>> Start Given records
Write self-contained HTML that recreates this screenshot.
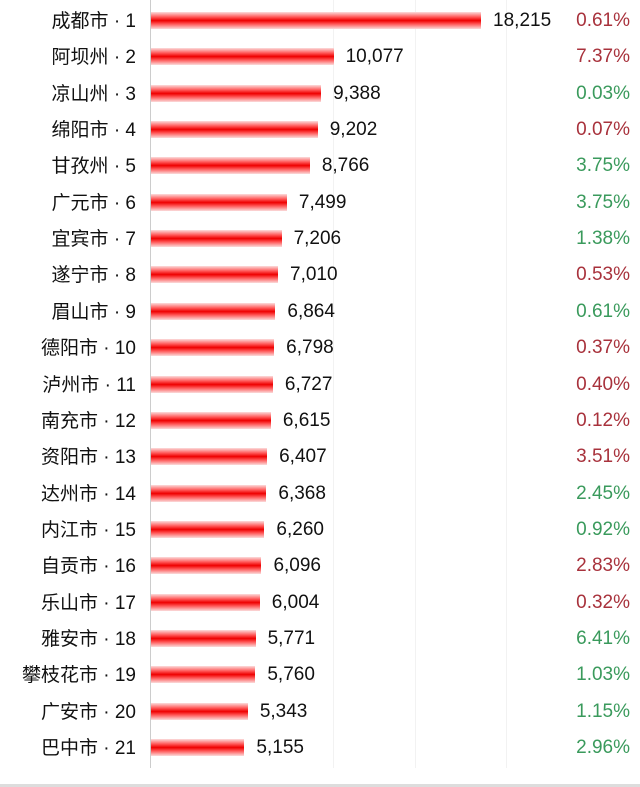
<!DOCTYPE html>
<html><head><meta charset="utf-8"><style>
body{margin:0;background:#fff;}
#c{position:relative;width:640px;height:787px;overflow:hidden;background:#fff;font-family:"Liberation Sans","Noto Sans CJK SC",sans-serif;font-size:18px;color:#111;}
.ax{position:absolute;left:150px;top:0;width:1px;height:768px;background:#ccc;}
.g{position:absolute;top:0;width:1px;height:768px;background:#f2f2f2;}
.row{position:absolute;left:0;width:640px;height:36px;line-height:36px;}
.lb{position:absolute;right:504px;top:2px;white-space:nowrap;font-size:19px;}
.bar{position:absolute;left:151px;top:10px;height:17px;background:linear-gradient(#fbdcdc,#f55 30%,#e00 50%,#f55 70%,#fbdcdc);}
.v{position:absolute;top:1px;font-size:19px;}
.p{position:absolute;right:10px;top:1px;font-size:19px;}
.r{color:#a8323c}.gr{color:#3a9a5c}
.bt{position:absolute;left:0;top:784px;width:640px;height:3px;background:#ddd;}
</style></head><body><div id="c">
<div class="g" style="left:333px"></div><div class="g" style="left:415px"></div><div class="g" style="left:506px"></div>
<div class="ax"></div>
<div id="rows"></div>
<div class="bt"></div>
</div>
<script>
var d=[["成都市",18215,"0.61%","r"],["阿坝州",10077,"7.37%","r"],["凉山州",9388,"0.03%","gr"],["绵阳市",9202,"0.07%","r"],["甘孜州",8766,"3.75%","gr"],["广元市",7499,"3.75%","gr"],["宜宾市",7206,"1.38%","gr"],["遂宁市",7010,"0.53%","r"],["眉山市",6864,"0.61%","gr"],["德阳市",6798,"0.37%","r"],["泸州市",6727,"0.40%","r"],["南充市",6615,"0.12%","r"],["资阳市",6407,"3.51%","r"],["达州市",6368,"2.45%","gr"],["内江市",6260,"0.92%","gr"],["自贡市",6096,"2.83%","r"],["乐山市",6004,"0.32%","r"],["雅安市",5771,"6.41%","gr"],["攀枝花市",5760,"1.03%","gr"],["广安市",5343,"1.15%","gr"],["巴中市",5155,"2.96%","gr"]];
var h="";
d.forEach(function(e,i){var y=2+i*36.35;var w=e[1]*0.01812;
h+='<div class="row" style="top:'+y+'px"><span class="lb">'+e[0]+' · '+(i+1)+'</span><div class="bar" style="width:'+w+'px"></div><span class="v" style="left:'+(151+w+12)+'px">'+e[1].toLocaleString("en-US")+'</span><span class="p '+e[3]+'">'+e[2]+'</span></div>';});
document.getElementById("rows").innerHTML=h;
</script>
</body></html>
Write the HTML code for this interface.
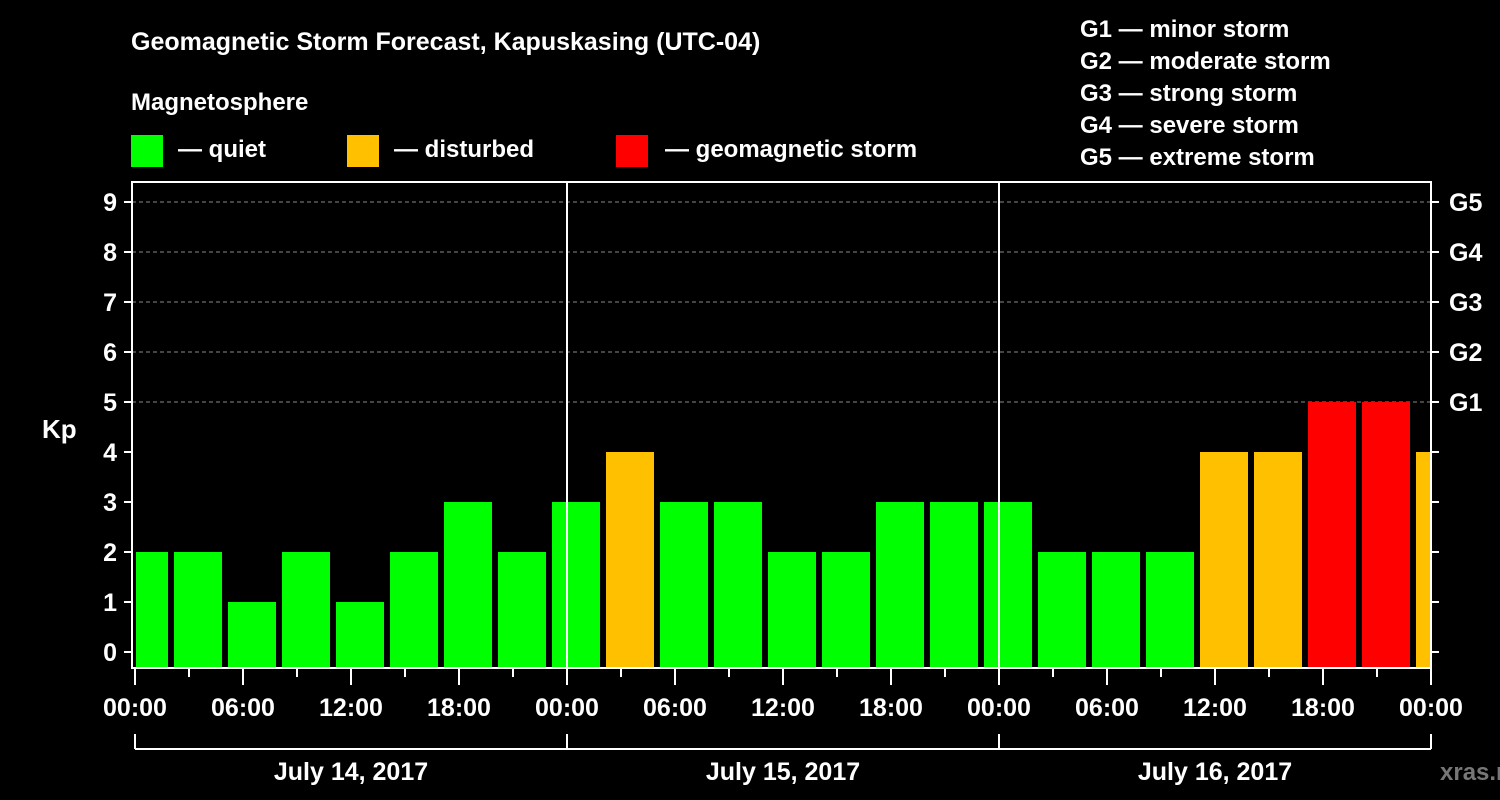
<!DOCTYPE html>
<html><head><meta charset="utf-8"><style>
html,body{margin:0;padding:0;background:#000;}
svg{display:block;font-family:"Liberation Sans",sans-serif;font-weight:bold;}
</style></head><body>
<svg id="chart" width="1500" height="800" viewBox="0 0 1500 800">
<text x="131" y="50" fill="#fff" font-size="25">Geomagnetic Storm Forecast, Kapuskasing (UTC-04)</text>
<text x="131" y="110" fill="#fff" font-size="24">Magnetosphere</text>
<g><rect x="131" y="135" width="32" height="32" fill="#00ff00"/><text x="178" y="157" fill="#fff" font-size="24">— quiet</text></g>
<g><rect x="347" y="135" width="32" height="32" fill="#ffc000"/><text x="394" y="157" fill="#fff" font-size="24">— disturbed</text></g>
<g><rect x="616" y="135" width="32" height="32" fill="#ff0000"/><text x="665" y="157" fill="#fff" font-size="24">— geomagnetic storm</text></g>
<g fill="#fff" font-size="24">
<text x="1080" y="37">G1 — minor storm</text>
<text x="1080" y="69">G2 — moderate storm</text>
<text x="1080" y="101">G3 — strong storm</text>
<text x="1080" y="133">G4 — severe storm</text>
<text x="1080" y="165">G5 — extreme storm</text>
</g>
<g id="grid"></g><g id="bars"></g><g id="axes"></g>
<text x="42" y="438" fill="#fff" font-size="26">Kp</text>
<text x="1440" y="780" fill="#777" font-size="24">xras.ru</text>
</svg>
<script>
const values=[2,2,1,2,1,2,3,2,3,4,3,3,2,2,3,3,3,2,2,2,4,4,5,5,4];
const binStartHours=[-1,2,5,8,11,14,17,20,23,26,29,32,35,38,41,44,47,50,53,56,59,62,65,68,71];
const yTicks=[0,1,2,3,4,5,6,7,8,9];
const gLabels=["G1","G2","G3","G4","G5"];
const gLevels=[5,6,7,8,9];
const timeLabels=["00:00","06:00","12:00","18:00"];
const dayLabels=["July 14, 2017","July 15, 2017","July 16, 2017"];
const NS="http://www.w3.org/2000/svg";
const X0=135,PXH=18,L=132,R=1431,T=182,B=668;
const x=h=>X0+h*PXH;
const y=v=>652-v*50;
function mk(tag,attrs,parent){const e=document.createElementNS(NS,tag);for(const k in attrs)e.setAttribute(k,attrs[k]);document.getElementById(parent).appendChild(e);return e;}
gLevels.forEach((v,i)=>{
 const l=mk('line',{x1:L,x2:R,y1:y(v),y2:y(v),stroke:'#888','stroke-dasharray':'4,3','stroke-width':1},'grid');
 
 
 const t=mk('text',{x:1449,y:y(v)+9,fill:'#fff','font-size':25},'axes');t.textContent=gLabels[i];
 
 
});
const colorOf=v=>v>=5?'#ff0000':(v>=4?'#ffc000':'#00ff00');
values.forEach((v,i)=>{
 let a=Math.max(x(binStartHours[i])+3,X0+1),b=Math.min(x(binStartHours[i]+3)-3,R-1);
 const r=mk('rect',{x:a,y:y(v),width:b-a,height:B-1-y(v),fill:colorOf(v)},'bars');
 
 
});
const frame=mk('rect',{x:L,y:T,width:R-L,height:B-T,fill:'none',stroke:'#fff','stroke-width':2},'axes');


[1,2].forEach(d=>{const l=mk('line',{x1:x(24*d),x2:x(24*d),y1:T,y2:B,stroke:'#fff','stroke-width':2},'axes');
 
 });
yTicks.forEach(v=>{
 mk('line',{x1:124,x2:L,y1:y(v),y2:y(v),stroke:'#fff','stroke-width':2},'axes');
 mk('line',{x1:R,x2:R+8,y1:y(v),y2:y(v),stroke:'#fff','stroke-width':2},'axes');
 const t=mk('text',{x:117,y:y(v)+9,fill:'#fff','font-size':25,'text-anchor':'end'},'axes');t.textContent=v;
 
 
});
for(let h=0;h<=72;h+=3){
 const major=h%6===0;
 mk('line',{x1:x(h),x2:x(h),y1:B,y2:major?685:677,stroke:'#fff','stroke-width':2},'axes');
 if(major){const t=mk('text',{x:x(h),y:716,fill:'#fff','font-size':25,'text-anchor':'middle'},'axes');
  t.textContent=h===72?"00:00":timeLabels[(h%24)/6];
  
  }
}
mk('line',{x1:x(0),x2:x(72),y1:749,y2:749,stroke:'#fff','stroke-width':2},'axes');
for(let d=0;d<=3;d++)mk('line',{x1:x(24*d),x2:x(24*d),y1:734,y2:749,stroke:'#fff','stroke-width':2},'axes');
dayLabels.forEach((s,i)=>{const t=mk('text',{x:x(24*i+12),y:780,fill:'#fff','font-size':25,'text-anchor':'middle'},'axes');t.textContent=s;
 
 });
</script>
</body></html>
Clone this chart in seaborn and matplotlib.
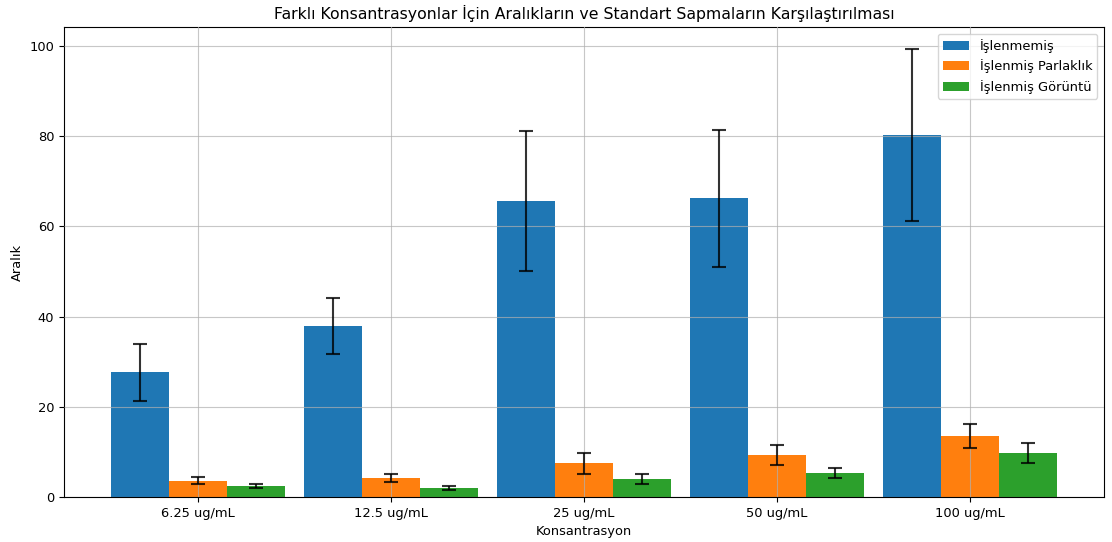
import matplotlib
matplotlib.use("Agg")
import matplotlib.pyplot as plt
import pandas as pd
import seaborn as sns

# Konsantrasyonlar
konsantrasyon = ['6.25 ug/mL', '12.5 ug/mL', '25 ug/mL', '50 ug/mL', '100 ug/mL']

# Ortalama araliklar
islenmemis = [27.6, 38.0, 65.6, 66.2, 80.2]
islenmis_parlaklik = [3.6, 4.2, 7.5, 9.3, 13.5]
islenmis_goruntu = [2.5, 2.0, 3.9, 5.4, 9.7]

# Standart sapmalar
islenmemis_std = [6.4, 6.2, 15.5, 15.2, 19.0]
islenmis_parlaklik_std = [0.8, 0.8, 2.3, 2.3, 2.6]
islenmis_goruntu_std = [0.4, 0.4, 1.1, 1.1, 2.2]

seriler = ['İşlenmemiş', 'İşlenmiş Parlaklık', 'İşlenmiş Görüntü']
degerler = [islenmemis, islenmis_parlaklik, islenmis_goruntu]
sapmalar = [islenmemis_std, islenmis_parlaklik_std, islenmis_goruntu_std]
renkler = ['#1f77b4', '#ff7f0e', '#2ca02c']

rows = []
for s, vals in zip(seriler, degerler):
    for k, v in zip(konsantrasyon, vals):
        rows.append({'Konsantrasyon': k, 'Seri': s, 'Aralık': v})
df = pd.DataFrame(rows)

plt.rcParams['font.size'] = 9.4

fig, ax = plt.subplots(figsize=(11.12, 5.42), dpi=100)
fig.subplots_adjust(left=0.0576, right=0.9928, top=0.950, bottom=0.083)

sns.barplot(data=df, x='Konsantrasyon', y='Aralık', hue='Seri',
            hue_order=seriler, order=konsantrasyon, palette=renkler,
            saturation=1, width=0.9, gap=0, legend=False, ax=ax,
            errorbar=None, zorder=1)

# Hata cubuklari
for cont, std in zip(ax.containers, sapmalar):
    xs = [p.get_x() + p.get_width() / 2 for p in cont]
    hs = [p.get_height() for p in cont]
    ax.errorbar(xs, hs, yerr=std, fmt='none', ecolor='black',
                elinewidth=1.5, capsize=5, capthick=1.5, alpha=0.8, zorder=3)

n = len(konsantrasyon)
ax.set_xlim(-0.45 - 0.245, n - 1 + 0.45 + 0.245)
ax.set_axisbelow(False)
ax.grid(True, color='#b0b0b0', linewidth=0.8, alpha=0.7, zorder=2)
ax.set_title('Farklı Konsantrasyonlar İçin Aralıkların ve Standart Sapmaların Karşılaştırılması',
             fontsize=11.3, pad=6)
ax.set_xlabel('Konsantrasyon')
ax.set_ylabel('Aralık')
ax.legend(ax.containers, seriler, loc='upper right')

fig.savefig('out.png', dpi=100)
>> End Given records
From the data above, copy out every line with the string "chart" in it.

<svg id="chart" width="1500" height="800" viewBox="0 0 1500 800">
Clone this chart in seaborn and matplotlib.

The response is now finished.